-- Given exercise --
Please quote exactly the opening lines of the data, from the first line to the one where "return 1 - y / H" appears.

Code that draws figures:
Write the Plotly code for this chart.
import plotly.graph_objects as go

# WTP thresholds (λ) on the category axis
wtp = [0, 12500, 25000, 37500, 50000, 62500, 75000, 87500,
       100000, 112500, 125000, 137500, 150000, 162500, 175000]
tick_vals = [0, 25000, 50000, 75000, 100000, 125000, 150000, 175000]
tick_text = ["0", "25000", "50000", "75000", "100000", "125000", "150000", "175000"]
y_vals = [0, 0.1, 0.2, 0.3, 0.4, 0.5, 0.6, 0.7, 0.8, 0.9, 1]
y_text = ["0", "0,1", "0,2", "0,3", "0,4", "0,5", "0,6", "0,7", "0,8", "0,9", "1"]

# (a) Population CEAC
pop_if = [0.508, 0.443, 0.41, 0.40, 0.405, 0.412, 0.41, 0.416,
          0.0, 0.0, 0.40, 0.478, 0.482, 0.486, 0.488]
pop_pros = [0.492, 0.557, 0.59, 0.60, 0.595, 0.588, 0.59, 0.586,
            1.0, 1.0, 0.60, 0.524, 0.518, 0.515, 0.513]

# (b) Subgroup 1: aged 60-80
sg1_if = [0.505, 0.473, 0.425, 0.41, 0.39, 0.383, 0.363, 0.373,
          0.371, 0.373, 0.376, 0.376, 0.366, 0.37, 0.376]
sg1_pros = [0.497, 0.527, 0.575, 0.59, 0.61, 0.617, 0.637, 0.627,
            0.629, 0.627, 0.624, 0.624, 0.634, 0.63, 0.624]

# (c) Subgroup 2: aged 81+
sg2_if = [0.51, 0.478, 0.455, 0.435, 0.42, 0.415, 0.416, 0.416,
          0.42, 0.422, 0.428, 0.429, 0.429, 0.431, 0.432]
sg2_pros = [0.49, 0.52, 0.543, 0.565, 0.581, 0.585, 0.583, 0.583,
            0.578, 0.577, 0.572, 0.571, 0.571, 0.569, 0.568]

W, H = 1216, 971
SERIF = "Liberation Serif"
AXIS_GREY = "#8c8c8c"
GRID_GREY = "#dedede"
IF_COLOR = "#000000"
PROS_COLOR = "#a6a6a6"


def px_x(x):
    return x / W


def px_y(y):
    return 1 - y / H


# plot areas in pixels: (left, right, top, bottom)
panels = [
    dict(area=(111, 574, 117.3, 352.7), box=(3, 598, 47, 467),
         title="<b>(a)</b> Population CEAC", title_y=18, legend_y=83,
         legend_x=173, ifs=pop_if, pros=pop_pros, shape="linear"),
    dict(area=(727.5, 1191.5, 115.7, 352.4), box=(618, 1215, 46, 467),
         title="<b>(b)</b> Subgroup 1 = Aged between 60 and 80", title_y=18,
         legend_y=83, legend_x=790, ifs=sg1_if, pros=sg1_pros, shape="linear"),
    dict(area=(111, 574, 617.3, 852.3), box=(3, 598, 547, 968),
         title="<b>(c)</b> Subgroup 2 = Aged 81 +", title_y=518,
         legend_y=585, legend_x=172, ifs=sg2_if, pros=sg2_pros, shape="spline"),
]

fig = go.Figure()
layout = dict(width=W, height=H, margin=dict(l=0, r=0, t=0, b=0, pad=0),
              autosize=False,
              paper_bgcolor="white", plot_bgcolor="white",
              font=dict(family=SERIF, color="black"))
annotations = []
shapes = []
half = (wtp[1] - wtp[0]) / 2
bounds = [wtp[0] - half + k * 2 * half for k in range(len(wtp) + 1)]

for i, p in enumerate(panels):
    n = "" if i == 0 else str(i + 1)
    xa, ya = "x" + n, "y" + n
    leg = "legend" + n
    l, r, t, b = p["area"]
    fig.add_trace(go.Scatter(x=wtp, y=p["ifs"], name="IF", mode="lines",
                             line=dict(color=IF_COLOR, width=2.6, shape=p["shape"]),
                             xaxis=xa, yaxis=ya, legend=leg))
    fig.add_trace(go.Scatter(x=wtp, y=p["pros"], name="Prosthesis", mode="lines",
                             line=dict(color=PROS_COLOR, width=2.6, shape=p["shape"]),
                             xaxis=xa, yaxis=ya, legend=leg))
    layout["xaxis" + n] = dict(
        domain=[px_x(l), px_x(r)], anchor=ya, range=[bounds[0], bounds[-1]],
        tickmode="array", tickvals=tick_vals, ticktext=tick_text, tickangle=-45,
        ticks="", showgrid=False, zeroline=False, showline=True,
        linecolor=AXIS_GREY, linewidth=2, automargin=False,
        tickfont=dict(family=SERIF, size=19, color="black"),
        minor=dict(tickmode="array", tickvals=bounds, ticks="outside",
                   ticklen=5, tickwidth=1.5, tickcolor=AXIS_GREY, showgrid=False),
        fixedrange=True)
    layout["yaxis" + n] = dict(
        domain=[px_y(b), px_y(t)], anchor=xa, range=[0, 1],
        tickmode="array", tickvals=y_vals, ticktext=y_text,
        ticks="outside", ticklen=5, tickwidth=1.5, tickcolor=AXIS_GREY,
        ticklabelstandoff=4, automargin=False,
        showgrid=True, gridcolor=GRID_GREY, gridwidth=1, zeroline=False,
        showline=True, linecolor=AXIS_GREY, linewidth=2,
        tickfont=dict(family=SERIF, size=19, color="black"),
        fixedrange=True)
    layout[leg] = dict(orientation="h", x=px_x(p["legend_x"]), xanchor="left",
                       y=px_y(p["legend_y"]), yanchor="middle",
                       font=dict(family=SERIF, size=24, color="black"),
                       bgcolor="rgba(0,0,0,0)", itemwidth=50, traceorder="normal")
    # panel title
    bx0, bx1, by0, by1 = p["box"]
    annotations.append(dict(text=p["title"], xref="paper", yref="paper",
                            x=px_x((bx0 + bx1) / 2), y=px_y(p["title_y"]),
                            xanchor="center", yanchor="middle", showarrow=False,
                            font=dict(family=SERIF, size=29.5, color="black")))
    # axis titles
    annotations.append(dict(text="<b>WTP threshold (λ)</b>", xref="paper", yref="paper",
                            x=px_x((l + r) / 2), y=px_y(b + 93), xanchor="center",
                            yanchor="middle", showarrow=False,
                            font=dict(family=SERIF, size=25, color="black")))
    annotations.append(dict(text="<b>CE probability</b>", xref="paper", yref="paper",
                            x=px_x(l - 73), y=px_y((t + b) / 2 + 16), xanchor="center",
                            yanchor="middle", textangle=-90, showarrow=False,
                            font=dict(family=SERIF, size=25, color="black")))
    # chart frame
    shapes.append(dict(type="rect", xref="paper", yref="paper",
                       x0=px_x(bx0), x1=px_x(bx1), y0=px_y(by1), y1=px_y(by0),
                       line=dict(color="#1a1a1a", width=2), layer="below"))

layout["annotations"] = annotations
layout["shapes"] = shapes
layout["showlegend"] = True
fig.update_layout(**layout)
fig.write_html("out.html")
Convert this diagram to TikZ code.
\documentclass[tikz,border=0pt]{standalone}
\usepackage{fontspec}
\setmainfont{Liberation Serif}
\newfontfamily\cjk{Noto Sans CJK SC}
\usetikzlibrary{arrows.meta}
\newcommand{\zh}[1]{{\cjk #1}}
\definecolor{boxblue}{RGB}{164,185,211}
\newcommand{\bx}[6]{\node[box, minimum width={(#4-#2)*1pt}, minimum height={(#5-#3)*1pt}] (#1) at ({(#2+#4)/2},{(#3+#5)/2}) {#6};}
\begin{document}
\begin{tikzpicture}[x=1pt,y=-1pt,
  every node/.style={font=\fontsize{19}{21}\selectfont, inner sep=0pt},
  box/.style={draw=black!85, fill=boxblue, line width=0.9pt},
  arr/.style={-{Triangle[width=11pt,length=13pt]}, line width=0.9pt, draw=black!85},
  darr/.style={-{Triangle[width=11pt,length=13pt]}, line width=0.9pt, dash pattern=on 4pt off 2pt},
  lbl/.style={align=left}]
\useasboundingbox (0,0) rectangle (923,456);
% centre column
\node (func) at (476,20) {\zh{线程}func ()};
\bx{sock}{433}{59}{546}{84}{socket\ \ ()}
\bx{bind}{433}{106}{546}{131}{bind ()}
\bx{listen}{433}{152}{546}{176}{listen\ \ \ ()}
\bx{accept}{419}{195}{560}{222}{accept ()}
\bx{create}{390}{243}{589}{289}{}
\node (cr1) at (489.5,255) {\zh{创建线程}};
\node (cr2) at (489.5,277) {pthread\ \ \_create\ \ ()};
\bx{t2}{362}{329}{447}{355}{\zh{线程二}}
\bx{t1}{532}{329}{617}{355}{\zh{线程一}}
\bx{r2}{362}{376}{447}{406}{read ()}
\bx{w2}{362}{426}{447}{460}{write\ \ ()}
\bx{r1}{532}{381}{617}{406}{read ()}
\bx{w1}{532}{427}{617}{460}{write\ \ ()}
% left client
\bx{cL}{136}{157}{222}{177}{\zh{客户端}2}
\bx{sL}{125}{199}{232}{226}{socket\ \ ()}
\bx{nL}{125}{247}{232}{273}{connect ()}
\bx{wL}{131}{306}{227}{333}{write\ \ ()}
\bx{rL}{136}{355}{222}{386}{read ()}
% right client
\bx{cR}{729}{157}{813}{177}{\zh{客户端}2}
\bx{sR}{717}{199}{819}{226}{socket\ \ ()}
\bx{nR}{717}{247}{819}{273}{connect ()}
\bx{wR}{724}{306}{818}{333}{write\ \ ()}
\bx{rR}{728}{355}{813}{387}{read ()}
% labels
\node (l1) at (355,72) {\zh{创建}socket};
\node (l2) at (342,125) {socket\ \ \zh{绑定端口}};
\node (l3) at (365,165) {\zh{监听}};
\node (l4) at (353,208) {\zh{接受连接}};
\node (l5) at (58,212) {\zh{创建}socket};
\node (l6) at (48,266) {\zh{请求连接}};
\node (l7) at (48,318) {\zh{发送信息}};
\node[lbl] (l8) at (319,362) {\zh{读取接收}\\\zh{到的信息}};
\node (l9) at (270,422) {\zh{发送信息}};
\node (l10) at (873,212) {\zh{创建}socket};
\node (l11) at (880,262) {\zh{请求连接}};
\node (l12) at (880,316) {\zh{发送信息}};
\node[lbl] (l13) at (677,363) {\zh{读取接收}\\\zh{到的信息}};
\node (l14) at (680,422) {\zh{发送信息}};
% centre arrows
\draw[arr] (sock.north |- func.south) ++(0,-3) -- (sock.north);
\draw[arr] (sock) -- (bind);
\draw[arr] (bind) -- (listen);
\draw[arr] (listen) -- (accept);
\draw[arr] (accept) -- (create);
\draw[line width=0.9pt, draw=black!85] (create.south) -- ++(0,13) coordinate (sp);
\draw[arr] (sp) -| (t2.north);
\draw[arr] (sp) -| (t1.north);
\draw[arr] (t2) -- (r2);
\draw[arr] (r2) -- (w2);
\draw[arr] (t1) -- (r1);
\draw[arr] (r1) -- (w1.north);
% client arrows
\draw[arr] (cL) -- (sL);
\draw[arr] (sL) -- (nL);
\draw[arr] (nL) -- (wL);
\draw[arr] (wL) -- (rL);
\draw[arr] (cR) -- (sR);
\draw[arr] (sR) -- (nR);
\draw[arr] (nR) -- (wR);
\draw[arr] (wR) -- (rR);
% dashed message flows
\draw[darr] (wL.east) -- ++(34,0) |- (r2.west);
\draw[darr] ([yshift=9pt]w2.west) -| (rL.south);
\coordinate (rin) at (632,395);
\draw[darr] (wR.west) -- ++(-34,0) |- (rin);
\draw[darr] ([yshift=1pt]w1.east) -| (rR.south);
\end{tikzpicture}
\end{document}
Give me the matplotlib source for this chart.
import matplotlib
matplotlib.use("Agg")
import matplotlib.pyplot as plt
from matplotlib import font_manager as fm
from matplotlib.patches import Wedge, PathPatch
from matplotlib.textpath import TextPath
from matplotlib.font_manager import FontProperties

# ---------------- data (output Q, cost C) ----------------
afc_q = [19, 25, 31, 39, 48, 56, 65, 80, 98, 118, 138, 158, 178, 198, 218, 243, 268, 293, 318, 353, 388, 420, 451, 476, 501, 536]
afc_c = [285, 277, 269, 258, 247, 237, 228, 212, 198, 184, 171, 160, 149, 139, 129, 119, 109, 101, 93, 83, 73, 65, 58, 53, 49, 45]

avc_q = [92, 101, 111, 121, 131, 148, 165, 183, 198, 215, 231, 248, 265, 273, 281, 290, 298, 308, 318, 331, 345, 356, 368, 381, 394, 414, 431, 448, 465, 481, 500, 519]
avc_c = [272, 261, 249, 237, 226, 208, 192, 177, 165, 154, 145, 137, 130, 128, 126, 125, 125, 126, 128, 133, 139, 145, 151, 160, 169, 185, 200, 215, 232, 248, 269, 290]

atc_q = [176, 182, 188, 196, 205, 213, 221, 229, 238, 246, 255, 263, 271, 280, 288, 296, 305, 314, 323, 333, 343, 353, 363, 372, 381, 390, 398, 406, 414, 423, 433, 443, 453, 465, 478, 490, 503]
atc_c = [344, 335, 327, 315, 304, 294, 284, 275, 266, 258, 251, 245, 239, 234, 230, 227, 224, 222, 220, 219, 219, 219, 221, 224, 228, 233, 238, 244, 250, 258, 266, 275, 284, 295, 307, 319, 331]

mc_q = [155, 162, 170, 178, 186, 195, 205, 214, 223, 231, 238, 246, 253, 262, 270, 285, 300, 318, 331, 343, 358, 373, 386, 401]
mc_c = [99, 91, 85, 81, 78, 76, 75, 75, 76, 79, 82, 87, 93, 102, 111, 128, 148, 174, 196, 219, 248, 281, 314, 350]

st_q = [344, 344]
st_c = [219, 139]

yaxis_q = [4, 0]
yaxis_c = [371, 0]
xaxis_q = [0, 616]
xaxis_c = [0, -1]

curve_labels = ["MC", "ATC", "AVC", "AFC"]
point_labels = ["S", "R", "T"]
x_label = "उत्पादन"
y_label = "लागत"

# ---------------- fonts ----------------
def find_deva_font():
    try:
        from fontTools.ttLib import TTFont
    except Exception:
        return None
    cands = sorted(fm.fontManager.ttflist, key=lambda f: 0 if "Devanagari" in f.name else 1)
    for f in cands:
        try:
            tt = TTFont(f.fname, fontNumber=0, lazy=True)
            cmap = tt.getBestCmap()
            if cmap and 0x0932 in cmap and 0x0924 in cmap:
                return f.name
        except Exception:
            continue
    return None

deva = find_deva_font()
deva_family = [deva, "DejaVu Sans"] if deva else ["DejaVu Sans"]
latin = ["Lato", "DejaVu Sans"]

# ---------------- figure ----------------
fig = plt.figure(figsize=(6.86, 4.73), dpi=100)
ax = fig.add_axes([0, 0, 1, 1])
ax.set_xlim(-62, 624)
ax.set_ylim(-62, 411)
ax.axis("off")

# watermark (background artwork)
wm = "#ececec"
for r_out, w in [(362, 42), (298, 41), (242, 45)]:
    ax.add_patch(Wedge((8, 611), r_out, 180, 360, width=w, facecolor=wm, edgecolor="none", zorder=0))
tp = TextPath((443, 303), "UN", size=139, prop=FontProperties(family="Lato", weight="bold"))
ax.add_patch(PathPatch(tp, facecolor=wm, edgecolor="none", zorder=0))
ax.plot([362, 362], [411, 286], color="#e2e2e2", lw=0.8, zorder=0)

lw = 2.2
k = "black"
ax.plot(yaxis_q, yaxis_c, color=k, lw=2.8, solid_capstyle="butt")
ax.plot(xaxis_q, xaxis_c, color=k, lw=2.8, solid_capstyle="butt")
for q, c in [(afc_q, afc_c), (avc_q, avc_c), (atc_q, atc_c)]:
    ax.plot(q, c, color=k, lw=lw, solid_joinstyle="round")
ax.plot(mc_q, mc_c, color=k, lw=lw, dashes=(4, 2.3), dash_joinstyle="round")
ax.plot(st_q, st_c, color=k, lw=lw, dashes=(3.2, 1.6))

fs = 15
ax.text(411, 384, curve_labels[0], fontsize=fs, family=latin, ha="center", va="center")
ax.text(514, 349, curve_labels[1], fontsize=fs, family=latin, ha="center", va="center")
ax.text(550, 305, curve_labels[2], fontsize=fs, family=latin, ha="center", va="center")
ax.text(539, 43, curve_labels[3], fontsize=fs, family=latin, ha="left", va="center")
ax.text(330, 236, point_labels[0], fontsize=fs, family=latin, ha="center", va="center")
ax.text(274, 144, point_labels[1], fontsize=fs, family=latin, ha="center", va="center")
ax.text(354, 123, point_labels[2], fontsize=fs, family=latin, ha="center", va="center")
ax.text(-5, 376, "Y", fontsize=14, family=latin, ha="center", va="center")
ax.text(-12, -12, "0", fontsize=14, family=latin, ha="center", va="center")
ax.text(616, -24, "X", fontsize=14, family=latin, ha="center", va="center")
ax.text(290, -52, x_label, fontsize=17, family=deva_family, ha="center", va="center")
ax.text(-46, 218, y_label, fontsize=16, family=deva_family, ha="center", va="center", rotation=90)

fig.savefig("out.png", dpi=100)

-- Answer to this problem --
Write the Plotly code for this chart.
import plotly.graph_objects as go

# WTP thresholds (λ) on the category axis
wtp = [0, 12500, 25000, 37500, 50000, 62500, 75000, 87500,
       100000, 112500, 125000, 137500, 150000, 162500, 175000]
tick_vals = [0, 25000, 50000, 75000, 100000, 125000, 150000, 175000]
tick_text = ["0", "25000", "50000", "75000", "100000", "125000", "150000", "175000"]
y_vals = [0, 0.1, 0.2, 0.3, 0.4, 0.5, 0.6, 0.7, 0.8, 0.9, 1]
y_text = ["0", "0,1", "0,2", "0,3", "0,4", "0,5", "0,6", "0,7", "0,8", "0,9", "1"]

# (a) Population CEAC
pop_if = [0.508, 0.443, 0.41, 0.40, 0.405, 0.412, 0.41, 0.416,
          0.0, 0.0, 0.40, 0.478, 0.482, 0.486, 0.488]
pop_pros = [0.492, 0.557, 0.59, 0.60, 0.595, 0.588, 0.59, 0.586,
            1.0, 1.0, 0.60, 0.524, 0.518, 0.515, 0.513]

# (b) Subgroup 1: aged 60-80
sg1_if = [0.505, 0.473, 0.425, 0.41, 0.39, 0.383, 0.363, 0.373,
          0.371, 0.373, 0.376, 0.376, 0.366, 0.37, 0.376]
sg1_pros = [0.497, 0.527, 0.575, 0.59, 0.61, 0.617, 0.637, 0.627,
            0.629, 0.627, 0.624, 0.624, 0.634, 0.63, 0.624]

# (c) Subgroup 2: aged 81+
sg2_if = [0.51, 0.478, 0.455, 0.435, 0.42, 0.415, 0.416, 0.416,
          0.42, 0.422, 0.428, 0.429, 0.429, 0.431, 0.432]
sg2_pros = [0.49, 0.52, 0.543, 0.565, 0.581, 0.585, 0.583, 0.583,
            0.578, 0.577, 0.572, 0.571, 0.571, 0.569, 0.568]

W, H = 1216, 971
SERIF = "Liberation Serif"
AXIS_GREY = "#8c8c8c"
GRID_GREY = "#dedede"
IF_COLOR = "#000000"
PROS_COLOR = "#a6a6a6"


def px_x(x):
    return x / W


def px_y(y):
    return 1 - y / H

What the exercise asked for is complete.